# Dead Leaves?



## Stinch (Jul 9, 2008)

I thought there was a couple of dead leaves left on a plant today. Until I tried to pull them off!


----------



## Mr Cracker (Nov 25, 2010)

Hawk moth.


----------



## Mutley (Apr 17, 2007)

Bobowler


----------



## Roger the Dodger (Oct 5, 2009)

It's an 'Eyed' Hawk moth....the lower wings will have vivid staring 'eyes' evolved to scare predators away. When disturbed, the moth raises its forewings to reveal the staring eyes. These are some I hatched after keeping several caterpillars...the effect is astonishing.


----------



## Stinch (Jul 9, 2008)

You're right Roger it showed the 'eyes' when I touched it thinking it was a leaf.
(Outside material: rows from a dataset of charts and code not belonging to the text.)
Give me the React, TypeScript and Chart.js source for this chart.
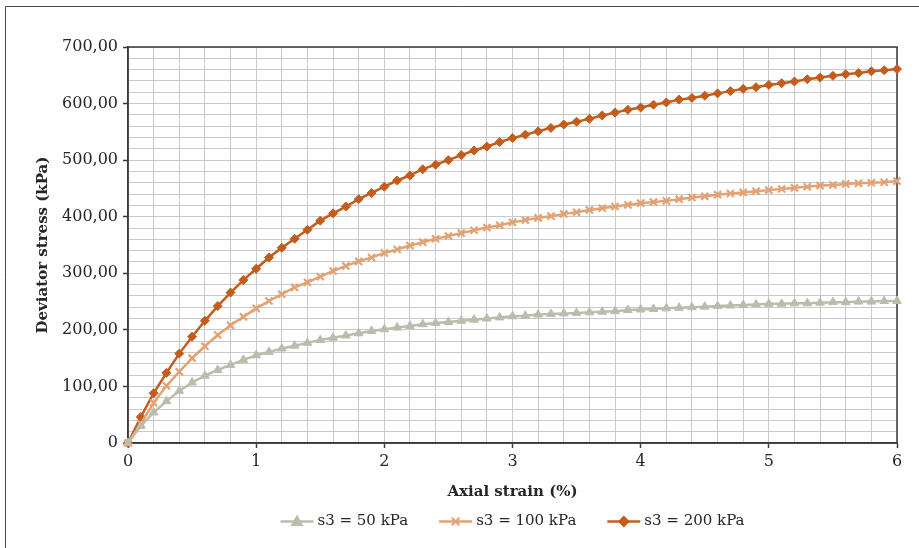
import React, { useEffect, useRef } from 'react';
import { Chart, registerables } from 'chart.js';

Chart.register(...registerables);

const strain = [
  0, 0.1, 0.2, 0.3, 0.4, 0.5, 0.6, 0.7, 0.8, 0.9,
  1, 1.1, 1.2, 1.3, 1.4, 1.5, 1.6, 1.7, 1.8, 1.9,
  2, 2.1, 2.2, 2.3, 2.4, 2.5, 2.6, 2.7, 2.8, 2.9,
  3, 3.1, 3.2, 3.3, 3.4, 3.5, 3.6, 3.7, 3.8, 3.9,
  4, 4.1, 4.2, 4.3, 4.4, 4.5, 4.6, 4.7, 4.8, 4.9,
  5, 5.1, 5.2, 5.3, 5.4, 5.5, 5.6, 5.7, 5.8, 5.9, 6,
];

const s50 = [
  0, 30, 54, 74, 92, 107, 119, 129, 138, 147,
  155, 161, 167, 172, 177, 182, 186, 190, 194, 198,
  201, 204, 207, 210, 212, 214, 216, 218, 220, 222,
  224, 225, 227, 228, 229, 230, 231, 232, 233, 235,
  236, 237, 238, 239, 240, 241, 242, 243, 244, 245,
  246, 246, 247, 247, 248, 249, 249, 250, 250, 251, 251,
];

const s100 = [
  0, 34, 71, 101, 126, 150, 171, 191, 208, 223,
  238, 251, 263, 275, 284, 294, 304, 313, 321, 328,
  336, 342, 349, 355, 361, 366, 371, 376, 381, 385,
  390, 394, 398, 401, 405, 408, 412, 415, 418, 421,
  424, 426, 428, 431, 434, 436, 439, 441, 443, 445,
  447, 449, 451, 453, 455, 456, 458, 459, 460, 461, 463,
];

const s200 = [
  0, 46, 88, 124, 158, 188, 216, 242, 266, 288,
  308, 328, 345, 361, 377, 393, 406, 418, 431, 442,
  453, 464, 473, 484, 492, 500, 509, 517, 524, 532,
  539, 545, 551, 557, 563, 568, 573, 579, 584, 589,
  593, 598, 602, 607, 610, 614, 618, 622, 626, 629,
  633, 636, 639, 643, 646, 649, 652, 654, 657, 659, 661,
];

const seriesLabels = ['s3 = 50 kPa', 's3 = 100 kPa', 's3 = 200 kPa'];
const yTickLabels: Record<number, string> = {
  0: '0', 100: '100,00', 200: '200,00', 300: '300,00', 400: '400,00',
  500: '500,00', 600: '600,00', 700: '700,00',
};
const xTickLabels: Record<number, string> = {
  0: '0', 1: '1', 2: '2', 3: '3', 4: '4', 5: '5', 6: '6',
};
const xTitle = 'Axial strain (%)';
const yTitle = 'Deviator stress (kPa)';

const FONT = '"DejaVu Serif", "Liberation Serif", serif';
const TEXT = '#262626';
const GRID = '#c9c9c9';
const AXIS = '#3a3a3a';

function drawMarker(ctx: CanvasRenderingContext2D, style: string, x: number, y: number, r: number, color: string) {
  ctx.save();
  ctx.fillStyle = color;
  ctx.strokeStyle = color;
  ctx.lineWidth = 2;
  ctx.beginPath();
  if (style === 'triangle') {
    ctx.moveTo(x, y - r);
    ctx.lineTo(x + r * 0.95, y + r * 0.7);
    ctx.lineTo(x - r * 0.95, y + r * 0.7);
    ctx.closePath();
    ctx.fill();
    ctx.stroke();
  } else if (style === 'crossRot') {
    const d = r * 0.75;
    ctx.moveTo(x - d, y - d);
    ctx.lineTo(x + d, y + d);
    ctx.moveTo(x + d, y - d);
    ctx.lineTo(x - d, y + d);
    ctx.stroke();
  } else {
    ctx.moveTo(x, y - r);
    ctx.lineTo(x + r, y);
    ctx.lineTo(x, y + r);
    ctx.lineTo(x - r, y);
    ctx.closePath();
    ctx.fill();
    ctx.stroke();
  }
  ctx.restore();
}

const framePlugin = {
  id: 'frame',
  beforeDatasetsDraw(chart: any) {
    const { ctx, chartArea } = chart;
    ctx.save();
    ctx.strokeStyle = AXIS;
    ctx.lineWidth = 1.5;
    ctx.strokeRect(chartArea.left, chartArea.top, chartArea.right - chartArea.left, chartArea.bottom - chartArea.top);
    ctx.restore();
  },
  afterDraw(chart: any) {
    const { ctx, chartArea } = chart;
    ctx.save();
    ctx.strokeStyle = '#4a4a4a';
    ctx.lineWidth = 1;
    ctx.beginPath();
    ctx.moveTo(5.5, 548);
    ctx.lineTo(5.5, 6.5);
    ctx.lineTo(919, 6.5);
    ctx.stroke();
    ctx.restore();

    ctx.save();
    ctx.font = '15px ' + FONT;
    ctx.textBaseline = 'middle';
    ctx.textAlign = 'left';
    const lineLen = 33;
    const gap = 4;
    const spacing = 31;
    const items = chart.data.datasets.map((ds: any) => ({ ds, w: ctx.measureText(ds.label).width }));
    let total = 0;
    items.forEach((it: any, i: number) => {
      total += lineLen + gap + it.w + (i > 0 ? spacing : 0);
    });
    let x = (chartArea.left + chartArea.right) / 2 - total / 2;
    const y = 521.5;
    items.forEach((it: any) => {
      const ds = it.ds;
      ctx.strokeStyle = ds.borderColor;
      ctx.lineWidth = 2.5;
      ctx.beginPath();
      ctx.moveTo(x, y);
      ctx.lineTo(x + lineLen, y);
      ctx.stroke();
      drawMarker(ctx, ds.pointStyle, x + lineLen / 2, y, ds.pointRadius, ds.borderColor);
      ctx.fillStyle = TEXT;
      ctx.fillText(ds.label, x + lineLen + gap, y);
      x += lineLen + gap + it.w + spacing;
    });
    ctx.restore();
  },
};

function isInt(v: number) {
  return Math.abs(v - Math.round(v)) < 1e-6;
}

export default function App() {
  const ref = useRef<HTMLCanvasElement | null>(null);

  useEffect(() => {
    if (!ref.current) return;
    const mk = (vals: number[]) => strain.map((x, i) => ({ x, y: vals[i] }));
    const chart = new Chart(ref.current, {
      type: 'line',
      data: {
        datasets: [
          {
            label: seriesLabels[0],
            data: mk(s50),
            borderColor: '#bdbcac',
            backgroundColor: '#bdbcac',
            borderWidth: 2.5,
            pointStyle: 'triangle',
            pointRadius: 5,
            pointBorderWidth: 1,
            clip: false,
          },
          {
            label: seriesLabels[1],
            data: mk(s100),
            borderColor: '#e3a273',
            backgroundColor: '#e3a273',
            borderWidth: 2.5,
            pointStyle: 'crossRot',
            pointRadius: 5,
            pointBorderWidth: 2.2,
            clip: false,
          },
          {
            label: seriesLabels[2],
            data: mk(s200),
            borderColor: '#c45c1c',
            backgroundColor: '#c45c1c',
            borderWidth: 2.5,
            pointStyle: 'rectRot',
            pointRadius: 4.5,
            pointBorderWidth: 1,
            clip: false,
          },
        ] as any,
      },
      options: {
        animation: false,
        responsive: false,
        layout: { padding: { left: 34, top: 47, right: 22, bottom: 47 } },
        plugins: {
          legend: { display: false },
          tooltip: { enabled: false },
        },
        scales: {
          x: {
            type: 'linear',
            min: 0,
            max: 6,
            afterFit: (scale: any) => { scale.height = 58; },
            ticks: {
              stepSize: 0.2,
              autoSkip: false,
              maxRotation: 0,
              padding: 4,
              color: TEXT,
              font: { family: FONT, size: 16 },
              callback: (v: any) => (isInt(Number(v)) ? xTickLabels[Math.round(Number(v))] ?? '' : ''),
            },
            grid: {
              color: GRID,
              lineWidth: 1,
              tickLength: 5,
              tickColor: (c: any) => (c.tick && isInt(c.tick.value) ? AXIS : 'rgba(0,0,0,0)'),
              tickWidth: 1.5,
            },
            border: { color: AXIS, width: 1.5 },
            title: {
              display: true,
              text: xTitle,
              color: TEXT,
              padding: 0,
              font: { family: FONT, size: 15, weight: 'bold' },
            },
          },
          y: {
            type: 'linear',
            min: 0,
            max: 700,
            afterFit: (scale: any) => { scale.width = 94; },
            ticks: {
              stepSize: 20,
              autoSkip: false,
              padding: 5,
              color: TEXT,
              font: { family: FONT, size: 16 },
              callback: (v: any) => {
                const n = Math.round(Number(v));
                return n % 100 === 0 ? yTickLabels[n] ?? '' : '';
              },
            },
            grid: {
              color: GRID,
              lineWidth: 1,
              tickLength: 5,
              tickColor: (c: any) => (c.tick && Math.round(c.tick.value) % 100 === 0 ? AXIS : 'rgba(0,0,0,0)'),
              tickWidth: 1.5,
            },
            border: { color: AXIS, width: 1.5 },
            title: {
              display: true,
              text: yTitle,
              color: TEXT,
              padding: 0,
              font: { family: FONT, size: 15, weight: 'bold' },
            },
          },
        },
      } as any,
      plugins: [framePlugin],
    });
    return () => chart.destroy();
  }, []);

  return (
    <div style={{ position: 'fixed', left: 0, top: 0, width: 919, height: 548, background: '#fff' }}>
      <canvas ref={ref} width={919} height={548} style={{ display: 'block' }} />
    </div>
  );
}
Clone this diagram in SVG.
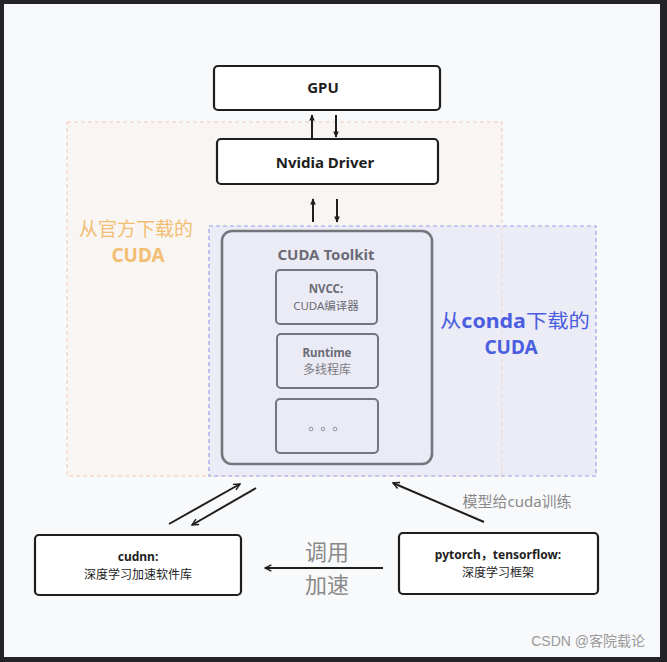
<svg xmlns="http://www.w3.org/2000/svg" width="667" height="662" viewBox="0 0 667 662">
<style>
.t{font-family:"Noto Sans","Noto Sans CJK SC",sans-serif;text-anchor:middle}
.box{fill:#ffffff;stroke:#1e1e1e;stroke-width:2.2}
.gbox{fill:none;stroke:#75757d;stroke-width:2}
.ln{stroke:#1e1e1e;stroke-width:2;fill:none}
</style>
<defs>
<marker id="ah" viewBox="0 0 10 10" refX="9" refY="5" markerWidth="8" markerHeight="8" orient="auto" markerUnits="userSpaceOnUse">
<path d="M1,1 L9,5 L1,9" fill="none" stroke="#1e1e1e" stroke-width="1.8"/>
</marker>
<marker id="ahs" viewBox="0 0 10 10" refX="8" refY="5" markerWidth="7" markerHeight="7" orient="auto" markerUnits="userSpaceOnUse">
<path d="M0,1 L9,5 L0,9 z" fill="#1e1e1e"/>
</marker>
</defs>
<rect x="0" y="0" width="667" height="662" fill="#242428"/>
<rect x="4" y="4" width="656" height="653" fill="#f8f9fb"/>

<g id="region-official">
<rect x="67" y="122" width="435" height="354" fill="#f9f5f2" stroke="#f4c7b4" stroke-width="1" stroke-dasharray="4 3"/>
</g>
<g id="region-conda">
<rect x="209" y="226" width="387" height="250" fill="#ebebf5" fill-opacity="0.95" stroke="#9aa0e8" stroke-width="1.2" stroke-dasharray="4 3"/>
<line x1="502" y1="226" x2="502" y2="476" stroke="#f0d5cc" stroke-width="1" stroke-dasharray="4 3"/>
</g>

<g id="label-official">
<text class="t" x="136" y="236" font-size="19" fill="#f2be74">从官方下载的</text>
<text class="t" x="138" y="262" font-size="19" font-weight="bold" fill="#f2be74">CUDA</text>
</g>
<g id="label-conda">
<text class="t" x="515" y="328" font-size="19" fill="#4b5de0" textLength="150" lengthAdjust="spacingAndGlyphs">从<tspan font-weight="bold">conda</tspan>下载的</text>
<text class="t" x="511" y="354" font-size="19" font-weight="bold" fill="#4b5de0">CUDA</text>
</g>

<g id="gpu">
<rect class="box" x="214" y="66" width="226" height="44" rx="4"/>
<text class="t" x="323" y="93" font-size="15" font-weight="bold" fill="#1e1e1e">GPU</text>
</g>
<g id="driver">
<rect class="box" x="217" y="139" width="221" height="45" rx="4"/>
<text class="t" x="325" y="168" font-size="15" font-weight="bold" fill="#1e1e1e">Nvidia Driver</text>
</g>

<g id="toolkit">
<rect x="222" y="231" width="210" height="233" rx="10" fill="#ebebf5" stroke="#75757d" stroke-width="2.6"/>
<text class="t" x="326" y="260" font-size="15" font-weight="bold" fill="#6b6b75">CUDA Toolkit</text>
</g>
<g id="nvcc">
<rect class="gbox" x="276" y="270" width="101" height="54" rx="4"/>
<text class="t" x="326" y="293" font-size="11.5" font-weight="bold" fill="#6b6b75">NVCC:</text>
<text class="t" x="326" y="310" font-size="11.5" fill="#6b6b75">CUDA编译器</text>
</g>
<g id="runtime">
<rect class="gbox" x="277" y="334" width="101" height="54" rx="4"/>
<text class="t" x="327" y="357" font-size="11.5" font-weight="bold" fill="#6b6b75">Runtime</text>
<text class="t" x="327" y="374" font-size="12" fill="#7a7a82">多线程库</text>
</g>
<g id="more">
<rect class="gbox" x="276" y="399" width="102" height="54" rx="4"/>
<circle cx="311" cy="429" r="1.8" fill="none" stroke="#8a8a95" stroke-width="0.9"/>
<circle cx="323" cy="429" r="1.8" fill="none" stroke="#8a8a95" stroke-width="0.9"/>
<circle cx="335" cy="429" r="1.8" fill="none" stroke="#8a8a95" stroke-width="0.9"/>
</g>

<g id="cudnn">
<rect class="box" x="35" y="535" width="206" height="60" rx="4"/>
<text class="t" x="138" y="561" font-size="12" font-weight="bold" fill="#1e1e1e">cudnn:</text>
<text class="t" x="138" y="579" font-size="12" fill="#1e1e1e">深度学习加速软件库</text>
</g>
<g id="pytorch">
<rect class="box" x="399" y="533" width="199" height="61" rx="4"/>
<text class="t" x="498" y="559" font-size="12" font-weight="bold" fill="#1e1e1e">pytorch，tensorflow:</text>
<text class="t" x="498" y="577" font-size="12" fill="#1e1e1e">深度学习框架</text>
</g>

<g id="connectors">
<line class="ln" x1="312" y1="138" x2="312" y2="115" marker-end="url(#ahs)"/>
<line class="ln" x1="336" y1="115" x2="336" y2="137" marker-end="url(#ahs)"/>
<line class="ln" x1="313" y1="222" x2="313" y2="199" marker-end="url(#ahs)"/>
<line class="ln" x1="337" y1="199" x2="337" y2="222" marker-end="url(#ahs)"/>
<line class="ln" x1="169" y1="524" x2="240" y2="484" marker-end="url(#ah)"/>
<line class="ln" x1="256" y1="488" x2="192" y2="525" marker-end="url(#ah)"/>
<line class="ln" x1="484" y1="522" x2="393" y2="483" marker-end="url(#ah)"/>
<line class="ln" x1="383" y1="568" x2="265" y2="568" marker-end="url(#ah)"/>
</g>

<g id="edge-labels">
<text class="t" x="517" y="507" font-size="15" fill="#8a8a8a">模型给cuda训练</text>
<text class="t" x="327" y="560" font-size="22" fill="#8a8a8a">调用</text>
<text class="t" x="327" y="593" font-size="22" fill="#8a8a8a">加速</text>
</g>
<text x="645" y="646" font-family="Liberation Sans,'Noto Sans CJK SC',sans-serif" font-size="14" fill="#9a9a9a" text-anchor="end">CSDN @客院载论</text>
</svg>
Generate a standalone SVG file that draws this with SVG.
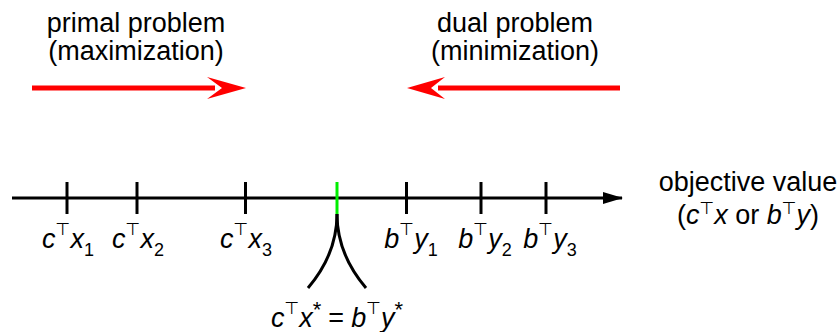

It's still in the same place since first thing this morning and seems to have got lighter in colour.


----------



## Roger the Dodger (Oct 5, 2009)

That may well be, Roger... in your third pic, it's showing the typical hanging wings of a newly emerged moth/butterfly, and I suspect that this was the first pic you took. In this case, the wings are still a bit damp and floppy, and so appear darker. After a few hours, the moth assumes its normal resting position with its wings held flat, and they will appear lighter, as in my shots above.


----------